Mientras cabalgaba por el desierto de Chihuahua, a finales del siglo xix, Jim White divisó una extraña nube de humo que giraba hacia el cielo. Suponiendo un incendio, fue hacia el lugar, solo para hallar que el «humo» era una enorme colonia de murciélagos que salían de un agujero en la tierra. Había descubierto las inmensas y espectaculares Cavernas de Carlsbad de Nueva México.
Mientras Moisés pastoreaba ovejas en el desierto de Oriente Medio, también vio algo extraño: una zarza que ardía sin consumirse (Éxodo 3:2). Cuando Dios le habló desde la zarza, Moisés se dio cuenta de que se había encontrado con algo mucho más grandioso de lo que parecía al principio. El Señor le dijo: «Yo soy el Dios de tu padre, Dios de Abraham» (v. 6), quien iba a liberar a su pueblo y mostrarle su verdadera identidad: eran sus hijos (v. 10).

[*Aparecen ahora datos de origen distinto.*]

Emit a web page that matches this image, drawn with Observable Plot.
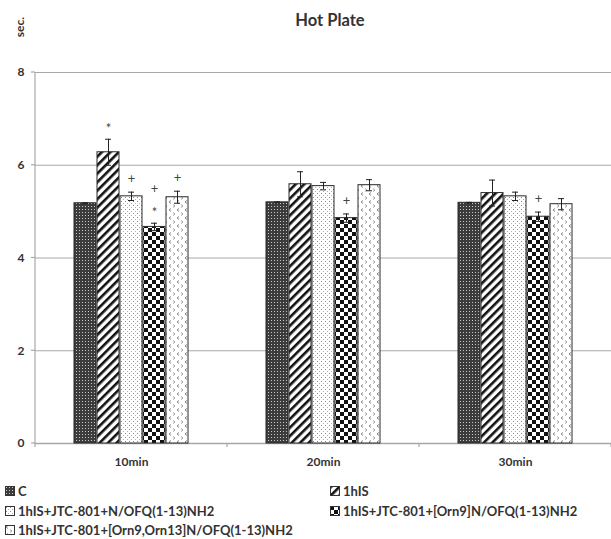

Más de 600 años antes, Dios había prometido a Abraham: «serán benditas en ti todas las familias de la tierra» (Génesis 12:3). La liberación de los israelitas era solo un paso en el plan de Dios de rescatar a su creación a través del Mesías, descendiente de Abraham.
Hoy podemos disfrutar ese beneficio porque Dios ofrece rescate por medio de Cristo, quien vino a morir por los pecados del mundo. Por la fe en Él, nos convertimos en hijos del Dios viviente.